Kim Jihye

  • Jihye with students, some RSCJ, and a priest
  • Jihye with students
  • Jihye with students
  • Jihye with colleagues
  • Jihye with novice director and co-novices
  • Jihye at a UN forum, photo taken during international experience
  • Jihye with co-probanists


I was born in South Korea in 1981. At the time of my birth, I had to undergo surgery because of a serious intestinal disease; so I was baptized immediately because my parents and doctors thought I would die soon. But after the surgery I survived, and it was like a miracle. This has left a deep impact in my life, even as I had to be in hospital two more times in my adolescence.

My parents are Catholics who got to know each other in the parish church.  Through them, I experienced and learned to cherish fruitful catholic traditions. When I had my first communion, for example, the impression that continues to remain in me is that I touched Jesus with my hand and received him deeply in my heart. 

I met the RSCJ for the first time in the University, where they worked as campus ministers. In Korea, sisters who do not wear the religious dress and veil are rarely seen. So that was a new reality for me, and especially as I got to know about religious life from them. To me, they looked just like normal persons who had no privileges and who were like lay people who lived very simple lives and had a mission.

When I was 20 years old, I experienced my family’s suffering brought about by the illness of my teenage brother, who had to go through several surgeries. This was a very hard time for our family. At that time, too, I was working as a special education teacher in high school, and I could hear within me a call to live a meaningful life. I found myself attracted to the spiritual life, and felt I could meet God through prayer at the retreat house run by the RSCJ. During that retreat, I was able to enter deeply into myself and receive the grace of freedom, even from the sorrows of my family. That was the first time that I found meaning, even in the pain.  I then felt the desire to stay with God all throughout my life.  Two years later, I entered the Society of Sacred Heart. 
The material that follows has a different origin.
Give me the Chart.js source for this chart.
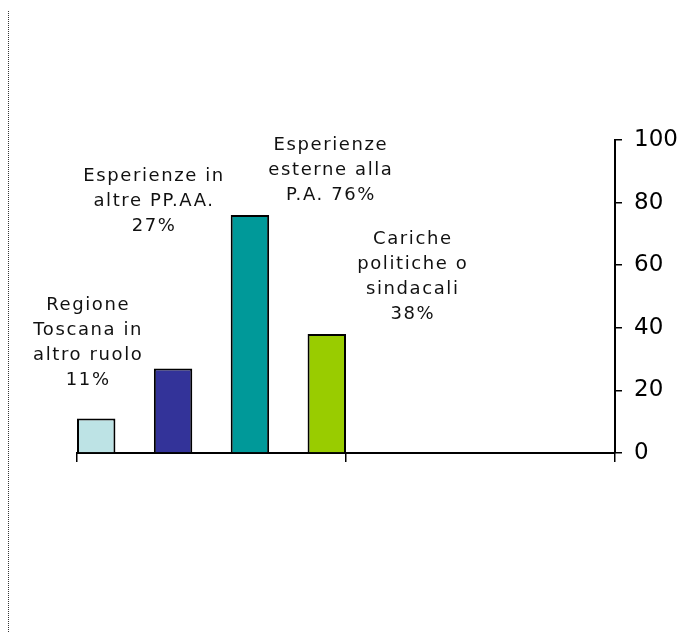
<!DOCTYPE html>
<html>
<head>
<meta charset="utf-8">
<script src="https://cdn.jsdelivr.net/npm/chart.js@4/dist/chart.umd.min.js"></script>
<style>
  html, body { margin: 0; padding: 0; background: #fff; }
  #wrap { position: relative; width: 682px; height: 632px; }
  #dots { position: absolute; left: 8px; top: 11px; height: 621px; border-left: 1px dotted #333; }
</style>
</head>
<body>
<div id="wrap">
  <div id="dots"></div>
  <canvas id="grafico" width="682" height="632"></canvas>
</div>
<script>
// --- dati ---
const CATEGORIE = ['', ''];
const SERIE = [
  'Regione Toscana in altro ruolo',
  'Esperienze in altre PP.AA.',
  'Esperienze esterne alla P.A.',
  'Cariche politiche o sindacali',
];
const VALORI = [11, 27, 76, 38];
const ETICHETTE = [
  ['Regione', 'Toscana in', 'altro ruolo', '11%'],
  ['Esperienze in', 'altre PP.AA.', '27%'],
  ['Esperienze', 'esterne alla', 'P.A. 76%'],
  ['Cariche', 'politiche o', 'sindacali', '38%'],
];
const COLORI = ['#bde3e5', '#333399', '#009999', '#99cc00'];
const TICK_Y = [0, 20, 40, 60, 80, 100];

// posizione delle etichette rispetto alla cima della barra
const OFFSET_ETICHETTE = [
  { dx: -8, dy: -34 },
  { dx: -19, dy: -137 },
  { dx: 81, dy: -15 },
  { dx: 86, dy: -15 },
];

const etichettePlugin = {
  id: 'etichette',
  afterDatasetsDraw(chart) {
    const ctx = chart.ctx;
    ctx.save();
    ctx.font = '18px "DejaVu Sans", Verdana, sans-serif';
    ctx.fillStyle = '#111';
    ctx.textAlign = 'center';
    ctx.textBaseline = 'alphabetic';
    ctx.letterSpacing = '1.6px';
    chart.data.datasets.forEach((ds, i) => {
      const bar = chart.getDatasetMeta(i).data[0];
      const righe = ETICHETTE[i];
      const off = OFFSET_ETICHETTE[i];
      righe.forEach((riga, j) => {
        const y = bar.y + off.dy - (righe.length - 1 - j) * 25;
        ctx.fillText(riga, bar.x + off.dx, y);
      });
    });
    ctx.restore();
  },
};

new Chart(document.getElementById('grafico'), {
  type: 'bar',
  data: {
    labels: CATEGORIE,
    datasets: SERIE.map((nome, i) => ({
      label: nome,
      data: [VALORI[i], null],
      backgroundColor: COLORI[i],
      borderColor: '#000',
      borderWidth: 2,
      categoryPercentage: 8 / 7,
      barPercentage: 0.5,
    })),
  },
  options: {
    responsive: false,
    animation: false,
    layout: { padding: { left: 77, top: 140, right: 0, bottom: 0 } },
    plugins: {
      legend: { display: false },
      tooltip: { enabled: false },
      title: { display: false },
    },
    scales: {
      x: {
        offset: true,
        grid: {
          offset: true,
          drawOnChartArea: false,
          drawTicks: true,
          tickLength: 9,
          color: '#000',
          lineWidth: 1.5,
        },
        border: { display: true, color: '#000', width: 2 },
        ticks: { display: false },
        afterFit: scale => {
          scale.height = 179;
        },
      },
      y: {
        position: 'right',
        min: 0,
        max: 100,
        afterBuildTicks: scale => {
          scale.ticks = TICK_Y.map(v => ({ value: v }));
        },
        grid: {
          drawOnChartArea: false,
          drawTicks: true,
          tickLength: 7,
          color: '#000',
          lineWidth: 1.5,
        },
        border: { display: true, color: '#000', width: 2 },
        ticks: {
          color: '#000',
          padding: 12,
          font: { family: '"DejaVu Sans", Verdana, sans-serif', size: 23 },
        },
        afterFit: scale => {
          scale.width = 67;
        },
      },
    },
  },
  plugins: [etichettePlugin],
});
</script>
</body>
</html>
After my first vows in 2011, I worked in Sacred Heart High School as a special education teacher.  During that time I felt an insecurity that was triggered by what I perceived to be others’ prejudices towards my students who had disabilities. There were times when these evoked anger in me; but later I began to see that I was responding to the situation in the way that I was doing to cope up with my brother’s difficulties. I realized that I was identifying with my brother’s feelings during his illness, and re-living all this through my students. That was a very painful discovery for me; but I am grateful for that opportunity in my religious life to see more clearly and to grow in freedom. From that moment onwards, I became more and more aware of how Jesus has actually been with me, through my family, the campus ministry, and the retreat house.

In 2019, I joined the probation group in preparation for our final vows. With my eight lovely co-probanists, I had good opportunities to widen my heart and open my eyes. Most special to me was the 30-day-retreat, for there I had an encounter with Jesus, who had been waiting for me — from my days of being in hospital during my childhood, to the moments of my brother’s surgeries, and through all of my efforts to find myself, onwards until that time when I was in probation at the Villa Lante in Rome. During the hard moments when I could not find him and I felt sad, he always invited me to take his hand and he showed me how his love is present in the universe. I am so overwhelmed by his love for me — a love that has been there from the beginning; a love that embraced all my pain, my joy, my history! And I could say, “I desire to follow you all throughout my life. I am but a little point in the universe, but I want to proclaim your love to the world.” 

Part of our tradition in the Society of the Sacred Heart is for each probation group to receive a name and a “devise” (motto, in French). When we were given the name “Love that transforms” and the devise “Proclaim my love to all nations; do not be afraid I am with you always,” I was so happy because these really capture my journey, and our journey as a group. With my friends, I felt deep joy and conformity with Jesus.  

Now after final profession, I am filled with hope and I desire to proclaim the love that I have received.  Indeed, the joy of living a transformed life can only be possible through his infinite love.  I am grateful to God for giving me this opportunity to live the consecrated life. It is in this hope that I now return and start anew in “Galilee” (Matthew 28:10).

 
Kim Jihye RSCJ made her final vows on the 26th of January 2020.